It’s always a good time to start paring down your debt even before the financial troubles come knocking.
Victoria Españo, CEO and chairperson of auditing firm Punongbayan & Araullo, says many Filipinos misunderstand bankruptcy, thinking of it as something so extremely negative as to be equated with suicide.
In reality, it only means that your assets are not enough to cover your liabilities, a situation that many companies and individuals have experienced and overcome, says Gerard Lukban, former commission secretary of the Securities and Exchange Commission.
Henry Ong, president of consultancy Business Sense, says SMEs are not familiar with insolvency procedures because most of them borrow small amounts and usually under informal arrangements, which have simpler terms.
Still, it’s a good idea for small businesses to learn from big companies, which have successfully restructured their debts, says Jade Divinagracia, partner at auditing firm Isla Lipana & Co.
The most common strategies, she says, include reducing high-cost debt and fixed charges, and cutting costs. “What is most critical, however, is that the business must develop and establish a business model that can generate future cash flows, and ensure that the business can eventually operate on a self-sustaining basis.”
Here are some other tips on how small businesses can get back in the black:
Get a clear picture
“Don’t get overwhelmed,” says Españo.
Be clear-minded enough to assess what you have and what you owe and determine the following: your creditors, how much you owe them, what are the interest rates, what are the commitment dates, and what are the repercussions if you don’t pay. Then, look at your assets and properties, your income from different sources, and ensure that you sustain the source of that income that is keeping you afloat.
Now you can decide which loans to pay first. Start off with the ones with the highest interest rates, she says.
Some people moan about having money troubles, but fail to see that they are living lavishly. “If you have three cars, get rid of one or two, or sell your club shares,” says Españo, citing the need to eliminate certain expenses to get back on track.
Get better terms
As you look at your unpaid loans, see if you can get better terms from your creditor, Españo suggests. If you’re being charged a 10 percent interest rate, find a way to get it down to 3 percent instead. Then use the new loan to pay down the loan with the higher interest, she explains.
Ong says if demand for your product or service is seasonal, which means cash flow might be tight during certain months, you can sell your receivables to a third party to raise quick cash. The buyer gets a 90 or 95 percent discount and he can profit by receiving the full amount from your client later. You can do this when you are expecting your business to improve in the short term.
Convert loans into equity
Another way you can cut your debt is to convert part of the money your creditor lent you into equity in your business. Your creditor will now be an investor and you will have lowered or eradicated your debts. Some creditors might not be willing to do this, but others may believe in your business enough to agree to be a shareholder, says Ong. In this case, you have to know how much your company is worth and determine how much in equity you’d let your creditor have depending on how much money he lent you.
File for debt rehab
If worse comes to worst, filing for debt relief may be your only option.

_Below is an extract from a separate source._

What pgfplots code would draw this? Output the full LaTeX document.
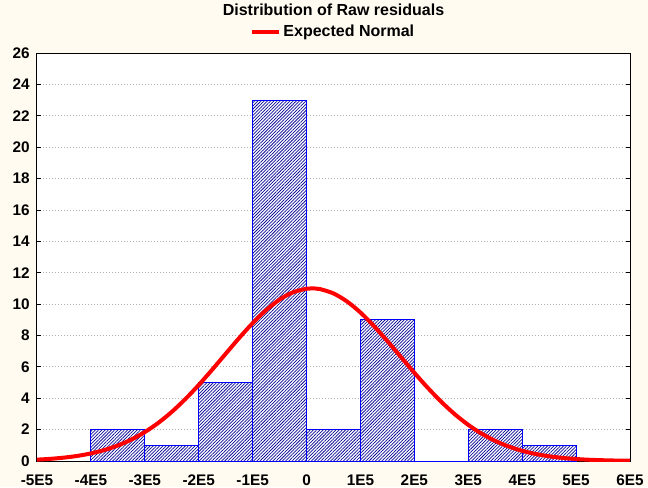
\documentclass[border=0pt]{standalone}
\usepackage{pgfplots}
\pgfplotsset{compat=1.18}
\usepackage{fontspec}
\setmainfont{Liberation Sans}
\usetikzlibrary{patterns.meta}
\definecolor{bgcream}{RGB}{255,251,240}
\definecolor{gridgray}{RGB}{175,175,175}
\definecolor{hatchblue}{RGB}{10,10,150}
\begin{document}
\begin{tikzpicture}
\fill[bgcream] (-27.75pt,-19.5pt) rectangle (458.25pt,345.75pt);
\begin{axis}[
  at={(0,0)}, anchor=south west,
  scale only axis, width=444.75pt, height=306pt,
  xmin=-5, xmax=6, ymin=0, ymax=26,
  xtick={-5,...,6},
  xticklabels={-5E5,-4E5,-3E5,-2E5,-1E5,0,1E5,2E5,3E5,4E5,5E5,6E5},
  ytick={0,2,...,26},
  ymajorgrids,
  grid style={gridgray, dash pattern=on 0.75pt off 1.5pt, line width=0.6pt},
  axis background/.style={fill=white},
  axis line style={black, line width=0.75pt},
  x tick style={draw=none},
  y tick style={black, line width=0.6pt},
  major tick length=3pt,
  tick align=inside,
  ytick pos=both,
  tick label style={font=\fontsize{11.5}{13}\selectfont\bfseries},
  x tick label style={yshift=-6.5pt, text height=8.5pt, text depth=0pt},
  y tick label style={xshift=-2pt},
  /pgf/number format/assume math mode=true,
  title={Distribution of Raw residuals},
  title style={at={(0.5,1)}, anchor=center, yshift=26.25pt,
    font=\fontsize{12}{14}\selectfont\bfseries},
  legend style={at={(0.5,1)}, anchor=center, yshift=15.75pt, draw=none, fill=none,
    font=\fontsize{12}{14}\selectfont\bfseries},
  legend image code/.code={\draw[#1, line width=3pt] (0pt,0pt) -- (20pt,0pt);},
]
% histogram of raw residuals (x in units of 1E5)
\addplot[ybar interval, draw=blue, line width=0.75pt, fill=white,
  postaction={pattern={Lines[angle=45,distance=1.7pt,line width=0.55pt]}, pattern color=hatchblue},
  forget plot] coordinates {
  (-4,2) (-3,1) (-2,5) (-1,23) (0,2) (1,9) (2,0) (3,2) (4,1) (5,1)
};
% expected normal
\addplot[red, line width=3pt, smooth] coordinates {
  (-5,0.087) (-4.75,0.139) (-4.5,0.215) (-4.25,0.326) (-4,0.483)
  (-3.75,0.699) (-3.5,0.989) (-3.25,1.366) (-3,1.843) (-2.75,2.430)
  (-2.5,3.131) (-2.25,3.940) (-2,4.846) (-1.75,5.822) (-1.5,6.834)
  (-1.25,7.839) (-1,8.784) (-0.75,9.617) (-0.5,10.288) (-0.25,10.752)
  (0,10.980) (0.1,11.0) (0.25,10.954) (0.5,10.678) (0.75,10.169)
  (1,9.462) (1.25,8.602) (1.5,7.641) (1.75,6.631) (2,5.622)
  (2.25,4.658) (2.5,3.770) (2.75,2.981) (3,2.303) (3.25,1.739)
  (3.5,1.283) (3.75,0.924) (4,0.651) (4.25,0.448) (4.5,0.301)
  (4.75,0.198) (5,0.127) (5.25,0.079) (5.5,0.049) (5.75,0.029) (6,0.017)
};
\addlegendentry{Expected Normal}
\end{axis}
\pgfresetboundingbox
\useasboundingbox (-27.75pt,-19.5pt) rectangle (458.25pt,345.75pt);
\end{tikzpicture}
\end{document}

“Companies in distress are bleeding to death. The lifeblood of a business is cash flow and one of the first steps to revival is to stop the bleeding,” says Lukban. When you file for debt relief, you can temporarily suspend debt payments until the business has recovered. If your business is deemed worth saving by the courts, you’ll go into rehabilitation and debt restructuring. If the court deems the situation hopeless, it will issue an order to have your assets liquidated, he says.
Look for a “white knight”
Lukban says that a white knight is a friendly investor that buys into a company facing bankruptcy, usually with support and approval of management. The white knight is not necessarily an existing creditor, but a third party who is interested in saving the business and becoming a major shareholder.